ただ、やっぱり職人って、チャレンジするのが好きなんですね。アイデアスケッチを2、3枚持っていき、「どれが、1番大変かな?」と私が聞くと、「これは、ラクだと思うよ。でも、こっちは、ちょっと大変そうだね」と答える。この時、私は、必ずと言ってよいほど、後者を選びます。職人の手がかかるハンドフィニッシュを、製造工程のラストにきちっと入れたいと思っているので、なるべくハードルを上げるんです。「しょうがないぁ。じゃあ、ちょっとやってみるか」と言ってくださる職人気質の方が今も残っていることが、すごく嬉しいですね。
職人たちが、思わず動いてしまうのは、長年、ものづくりに一緒に取り組んできた小杉だからこそではないでしょうか?
ついに、グランドセイコーの新境地へ
風光明媚な新デザイン「キャリバー9S 20周年記念モデル」
バーゼルワールド2018で、「キャリバー9S 20周年記念モデル」が発表されました。これまでのヘリテージコレクションのデザインとの違いについて教えてください。
これまで、ヘリテージコレクションは、「44GS」で提唱した「燦然と輝くウオッチ」を目指したものづくりを行ってきました。平面や直線を主体とした組み合わせで、立体感や光の変化などが見える点では、日本の伝統的な様式で言うところの屏風や障子を想起させます。

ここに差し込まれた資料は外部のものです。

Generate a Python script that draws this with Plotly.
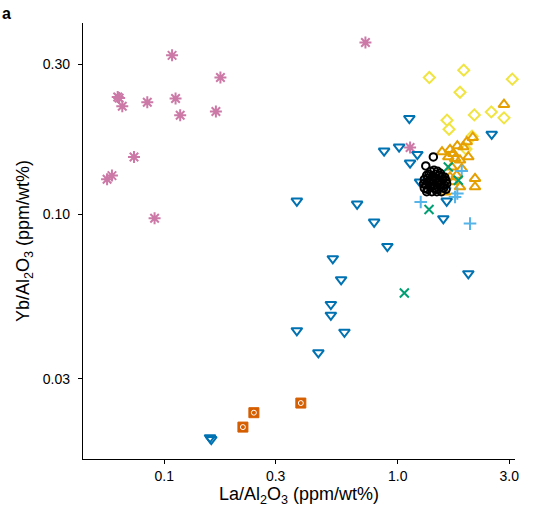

その一方、東洋独自の絵画である水墨画を見ると、一本の線に奥ゆかしさを感じるところがありますよね。水の流れを表現するラインなど、フリーな造形が実に美しい。今回は、そういったものを表現してみようと、柔らかい曲線を細部に取り入れるなどして、新たな試みに挑戦してみました。
「キャリバー9Sの精度を限界まで高めたプラチナ950モデル(V.F.A.)」、「通常よりもさらに精度を追い込んだ18Kイエローゴールドモデル(スペシャル規格)」、「専用10振動ムーブメント搭載のステンレススチールモデル」の3モデルがありますが、先ほどからお話している先進加工技術と職人の技術の融合を、いずれにおいても、今できる最大限、表現したモデルだと思っています。かん足に、これまでのモデルにはなかった面をひとつ作っているのですが、とりわけこの部分には、“融合”が詰まっています。

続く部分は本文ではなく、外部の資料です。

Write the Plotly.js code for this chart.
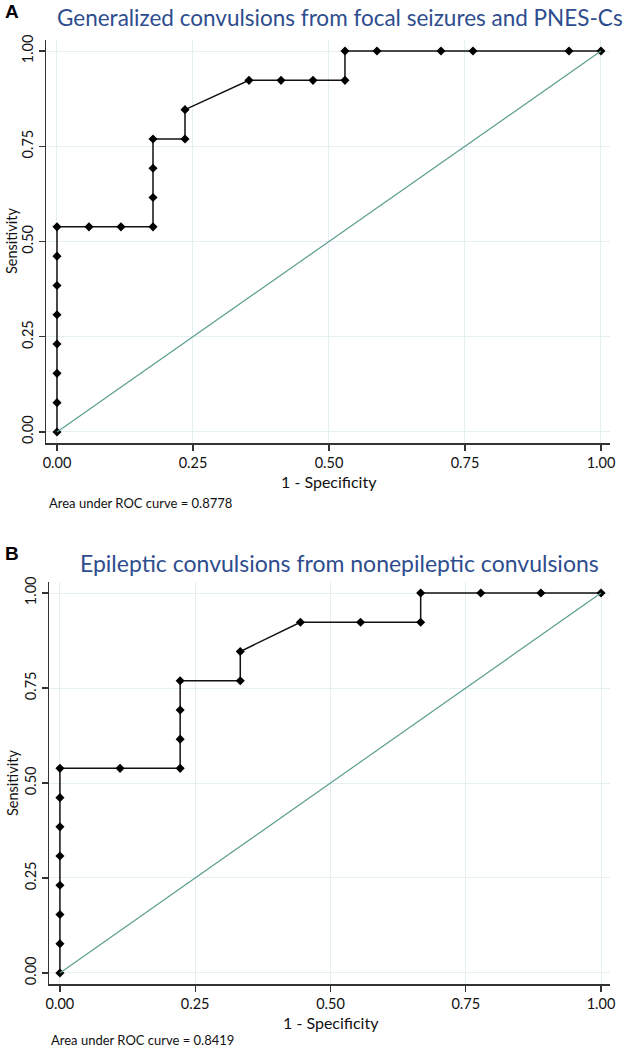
<!DOCTYPE html>
<html>
<head>
<meta charset="utf-8">
<script src="https://cdn.plot.ly/plotly-3.0.1.min.js"></script>
<style>html,body{margin:0;padding:0;background:#fff;}#chart{width:625px;height:1050px;}</style>
</head>
<body>
<div id="chart"></div>
<script>
// Panel A: ROC points (1 - specificity, sensitivity)
const fprA = [0, 0, 0, 0, 0, 0, 0, 0, 0.0588, 0.1176, 0.1765, 0.1765, 0.1765, 0.1765, 0.2353, 0.2353, 0.3529, 0.4118, 0.4706, 0.5294, 0.5294, 0.5882, 0.7059, 0.7647, 0.9412, 1.0];
const tprA = [0, 0.0769, 0.1538, 0.2308, 0.3077, 0.3846, 0.4615, 0.5385, 0.5385, 0.5385, 0.5385, 0.6154, 0.6923, 0.7692, 0.7692, 0.8462, 0.9231, 0.9231, 0.9231, 0.9231, 1.0, 1.0, 1.0, 1.0, 1.0, 1.0];
// Panel B
const fprB = [0, 0, 0, 0, 0, 0, 0, 0, 0.1111, 0.2222, 0.2222, 0.2222, 0.2222, 0.3333, 0.3333, 0.4444, 0.5556, 0.6667, 0.6667, 0.7778, 0.8889, 1.0];
const tprB = [0, 0.0769, 0.1538, 0.2308, 0.3077, 0.3846, 0.4615, 0.5385, 0.5385, 0.5385, 0.6154, 0.6923, 0.7692, 0.7692, 0.8462, 0.9231, 0.9231, 0.9231, 1.0, 1.0, 1.0, 1.0];
const refLine = [0, 1];
const tickVals = [0, 0.25, 0.5, 0.75, 1];
const tickText = ["0.00", "0.25", "0.50", "0.75", "1.00"];
const titleA = "Generalized convulsions from focal seizures and PNES-Cs";
const titleB = "Epileptic convulsions from nonepileptic convulsions";
const aucA = "Area under ROC curve = 0.8778";
const aucB = "Area under ROC curve = 0.8419";
const xLabel = "1 - Specificity";
const yLabel = "Sensitivity";

const W = 625, H = 1050;
const px = x => x / W;
const py = y => 1 - y / H;

const FONT = "Lato, 'Open Sans', sans-serif";
const rocLine = {color: '#111', width: 1.5};
const rocMarker = {symbol: 'diamond', size: 7, color: '#000'};
const refStyle = {color: '#5b9e8f', width: 1.2};

const traces = [
  {x: fprA, y: tprA, mode: 'lines+markers', line: rocLine, marker: rocMarker, xaxis: 'x', yaxis: 'y'},
  {x: refLine, y: refLine, mode: 'lines', line: refStyle, xaxis: 'x', yaxis: 'y'},
  {x: fprB, y: tprB, mode: 'lines+markers', line: rocLine, marker: rocMarker, xaxis: 'x2', yaxis: 'y2'},
  {x: refLine, y: refLine, mode: 'lines', line: refStyle, xaxis: 'x2', yaxis: 'y2'}
];

function xax(domain, anchor) {
  return {domain: domain, anchor: anchor, range: [-0.0202, 1.0166], tickvals: tickVals, ticktext: tickText,
    showgrid: true, gridcolor: '#e3eff0', gridwidth: 1, zeroline: false,
    showline: true, linecolor: '#333', linewidth: 1.5, ticks: 'outside', ticklen: 6, tickcolor: '#333', tickwidth: 1.2,
    tickfont: {family: FONT, size: 14.5, color: '#111'}, fixedrange: true};
}
function yax(domain, anchor) {
  return {domain: domain, anchor: anchor, range: [-0.029, 1.029], tickvals: tickVals, ticktext: tickText,
    showgrid: true, gridcolor: '#e3eff0', gridwidth: 1, zeroline: false,
    showline: true, linecolor: '#333', linewidth: 1.5, ticks: 'outside', ticklen: 6, tickcolor: '#333', tickwidth: 1.2,
    tickangle: -90, tickfont: {family: FONT, size: 14.5, color: '#111'}, fixedrange: true};
}

const ann = (text, x, y, opts) => Object.assign({text: text, xref: 'paper', yref: 'paper', x: px(x), y: py(y), showarrow: false,
  xanchor: 'left', yanchor: 'middle', font: {family: FONT, size: 13, color: '#111'}}, opts || {});

const layout = {
  width: W, height: H, margin: {l: 0, r: 0, t: 0, b: 0},
  paper_bgcolor: '#fff', plot_bgcolor: '#fff', showlegend: false,
  xaxis: xax([px(46), px(610)], 'y'),
  yaxis: yax([py(443), py(40)], 'x'),
  xaxis2: xax([px(49), px(610)], 'y2'),
  yaxis2: yax([py(984), py(582)], 'x2'),
  annotations: [
    ann('<b>A</b>', 3, 11, {font: {family: "'Liberation Sans', Arial, sans-serif", size: 19, color: '#000'}}),
    ann(titleA, 55, 18, {font: {family: FONT, size: 22.5, color: '#2e4d8e'}}),
    ann(yLabel, 12, 241, {textangle: -90, xanchor: 'center', font: {family: FONT, size: 14.5, color: '#111'}}),
    ann(xLabel, 329, 481, {xanchor: 'center', font: {family: FONT, size: 16, color: '#111'}}),
    ann(aucA, 47, 503, {font: {family: FONT, size: 13, color: '#111'}}),
    ann('<b>B</b>', 3, 553, {font: {family: "'Liberation Sans', Arial, sans-serif", size: 19, color: '#000'}}),
    ann(titleB, 78, 563, {font: {family: FONT, size: 23, color: '#2e4d8e'}}),
    ann(yLabel, 12, 783, {textangle: -90, xanchor: 'center', font: {family: FONT, size: 14.5, color: '#111'}}),
    ann(xLabel, 331, 1022, {xanchor: 'center', font: {family: FONT, size: 16, color: '#111'}}),
    ann(aucB, 49, 1040, {font: {family: FONT, size: 13, color: '#111'}})
  ]
};

Plotly.newPlot('chart', traces, layout, {displayModeBar: false, staticPlot: true});
</script>
</body>
</html>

具体的には、かんの上面に、筋目仕上げの鋭角な三角形が描かれているのが見えますか? 2つの鏡面をかん先ギリギリまで交わらないように仕上げているので、磨きが少しばらつくだけで、かん足それぞれにあるこの三角形の長さが狂ってしまうんですね。グランドセイコーが世界に誇る研磨技術“ザラツ研磨”をはじめとする繊細かつ高度な技術によってのみ生み出される造形なのですが、これまでは、それができなかった。なぜ、今回、実現できたかというと、研磨に入る前のベースの精度が、先進加工技術によって、格段に上がったからです。その進化が、職人に手作業で磨き上げることを可能にしたのです。4箇所の頂点をそろえるには、極めて高度な技術を要しますし、微妙な力加減は、職人の腕に依るところが大きいですが、その職人技が活かせるのも、先進加工技術があったからこそのことです。
今後、ヘリテージコレクションをデザインするうえで、大事なことは何でしょうか?
第一に、見やすいこと、美しい仕上げであること、快適な装着感を叶えることなど、グランドセイコーの真髄なるものをきちっと守って、真摯にデザインすることが、非常に大切だと思っています。伝統を守りつつ、我々デザイナーが、新しい解釈を少しずつ加えながら、革新していくことが、今後のグランドセイコーにとっては、極めて重要になるのではないかと。日々進化する先進加工技術を理解しつつ、いかにそれを職人の手と融合させていくかということに、力を注いでいきたいです。